James C. Doherty, the publisher of Nation’s Restaurant News at the time, gave a speech urging the restaurant industry to move away from relying on a low-wage workforce with high levels of turnover and to promote instead the kind of labor policies that would create long-term careers in foodservice. How can workers look to this industry for a career, he asked, when it pays them the minimum wage and provides them no health benefits? Doherty’s suggestions received polite applause.
The keynote speech was given by David Novak, the president of Tricon Global Restaurants. His company operates more restaurants than any other company in the world — 30,000 Pizza Huts, Taco Bells, and KFCs. A former advertising executive with a boyish face and the earnest delivery style of a motivational speaker, Novak charmed the crowd. He talked about the sort of recognition his company tried to give its employees, the pep talks, the prizes, the special awards of plastic chili peppers and rubber chickens. He believed the best way to motivate people is to have fun. “Cynics need to be in some other industry,” he said. Employee awards created a sense of pride and esteem, they showed that management was watching, and they did not cost a lot of money. “We want to be a great company for the people who make it great,” Novak announced. Other speakers talked about teamwork, empowering workers, and making it “fun.”

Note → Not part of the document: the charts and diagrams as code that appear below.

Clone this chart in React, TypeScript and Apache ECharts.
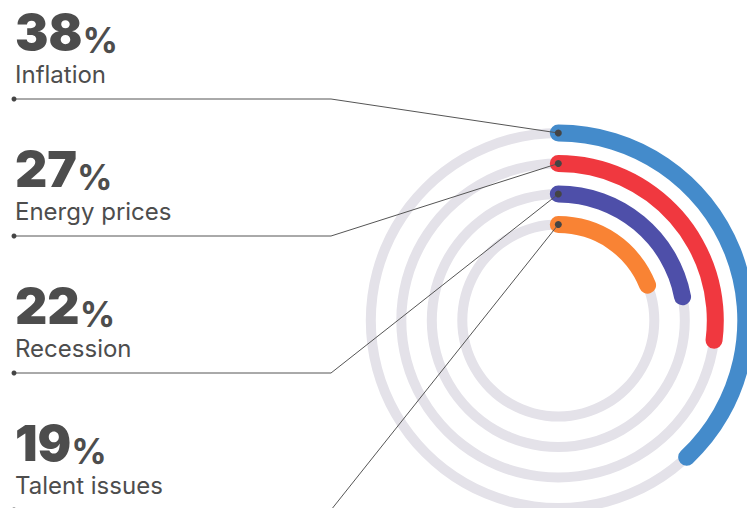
import React, { useEffect, useRef } from "react";
import * as echarts from "echarts";

// ---- data ----
const categories: string[] = ["Inflation", "Energy prices", "Recession", "Talent issues"];
const values: number[] = [38, 27, 22, 19];

// ---- styles / layout ----
const colors: string[] = ["#448bcb", "#f0383f", "#4e4fa9", "#f98334"];
const TRACK = "#e4e2e9";
const TEXT = "#4d4d4d";
const CX = 558.3;
const CY = 320.5;
const RADII: number[] = [187.5, 157, 126.5, 96]; // ring centre-line radii, outer -> inner
const BAR_W = 17;
const TRACK_W = 10;
const NUM_TOP = 13;
const LABEL_MID = 74.5;
const GROUP_STEP = 137;
const LINE_Y0 = 99;
const BEND_X = 331;

export default function App() {
  const ref = useRef<HTMLDivElement>(null);

  useEffect(() => {
    if (!ref.current) return;
    const chart = echarts.init(ref.current, undefined, { renderer: "svg" });

    const hidden = {
      pointer: { show: false },
      axisTick: { show: false },
      splitLine: { show: false },
      axisLabel: { show: false },
      title: { show: false },
      detail: { show: false },
      anchor: { show: false },
    };

    const series: any[] = [];
    categories.forEach((name, i) => {
      const r = RADII[i];
      series.push({
        type: "gauge",
        silent: true,
        z: 1,
        center: [CX, CY],
        radius: r + TRACK_W / 2,
        startAngle: 90,
        endAngle: -270,
        min: 0,
        max: 100,
        ...hidden,
        axisLine: { show: true, roundCap: false, lineStyle: { width: TRACK_W, color: [[1, TRACK]] } },
        progress: { show: false },
        data: [{ value: 0, name }],
      });
    });
    categories.forEach((name, i) => {
      const r = RADII[i];
      series.push({
        type: "gauge",
        silent: true,
        z: 3,
        center: [CX, CY],
        radius: r + BAR_W / 2,
        startAngle: 90,
        endAngle: -270,
        min: 0,
        max: 100,
        ...hidden,
        axisLine: { show: false },
        progress: { show: true, width: BAR_W, roundCap: true, itemStyle: { color: colors[i] } },
        data: [{ value: values[i], name }],
      });
    });

    const graphics: any[] = [];
    categories.forEach((name, i) => {
      const off = i * GROUP_STEP;
      const ly = LINE_Y0 + off;
      const endY = CY - RADII[i];
      graphics.push({
        type: "text",
        x: 15,
        y: NUM_TOP + off,
        z: 100,
        style: {
          text: `{n|${values[i]}}{p|%}`,
          verticalAlign: "top",
          align: "left",
          rich: {
            n: {
              fontFamily: "Inter",
              fontWeight: 900,
              fontSize: 50,
              lineHeight: 44,
              verticalAlign: "bottom",
              fill: TEXT,
            },
            p: {
              fontFamily: "Inter",
              fontWeight: 700,
              fontSize: 35,
              lineHeight: 34,
              verticalAlign: "bottom",
              fill: TEXT,
            },
          },
        },
      });
      graphics.push({
        type: "text",
        x: 15,
        y: LABEL_MID + off,
        z: 100,
        style: {
          text: name,
          fontFamily: "Inter",
          fontWeight: 400,
          fontSize: 24,
          lineHeight: 24,
          verticalAlign: "middle",
          align: "left",
          fill: TEXT,
        },
      });
      graphics.push({
        type: "polyline",
        z: 100,
        shape: { points: [[14, ly], [BEND_X, ly], [CX, endY]] },
        style: { stroke: "#555555", lineWidth: 1, fill: null },
      });
      graphics.push({
        type: "circle",
        z: 101,
        shape: { cx: 14, cy: ly, r: 2.5 },
        style: { fill: "#444444" },
      });
      graphics.push({
        type: "circle",
        z: 101,
        shape: { cx: CX, cy: endY, r: 3.5 },
        style: { fill: "#444444" },
      });
    });

    chart.setOption({
      animation: false,
      backgroundColor: "#ffffff",
      series,
      graphic: { elements: graphics },
    });

    return () => chart.dispose();
  }, []);

  return (
    <div
      ref={ref}
      style={{ position: "fixed", left: 0, top: 0, width: 747, height: 508 }}
    />
  );
}
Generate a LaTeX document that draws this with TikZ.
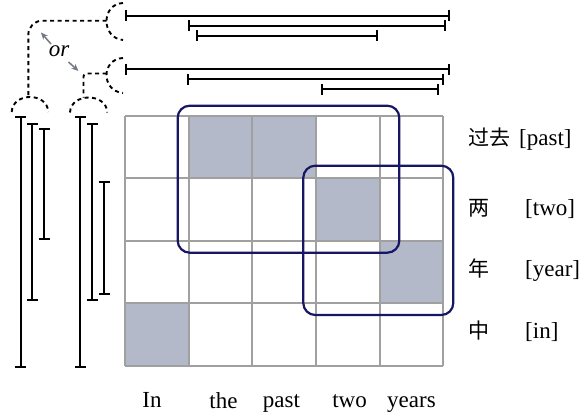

During the President’s Panel, the real sentiments of the assembled restaurant operators and executives became clear. Norman Brinker — a legend in the industry, the founder of Bennigan’s and Steak and Ale, the current owner of Chili’s, a major donor to the Republican Party — spoke to the conference in language that was simple, direct, and free of platitudes. “I see the possibility of unions,” he warned. The thought “chilled” him. He asked everyone in the audience to give more money to the industry’s key lobbying groups. “And [Senator] Kennedy’s pushing hard on a $7.25 minimum wage,” he continued. “That’ll be fun, won’t it? I love the idea of that. I sure do — strike me dead!” As the crowd laughed and roared and applauded Brinker’s call to arms against unions and the government, the talk about teamwork fell into the proper perspective.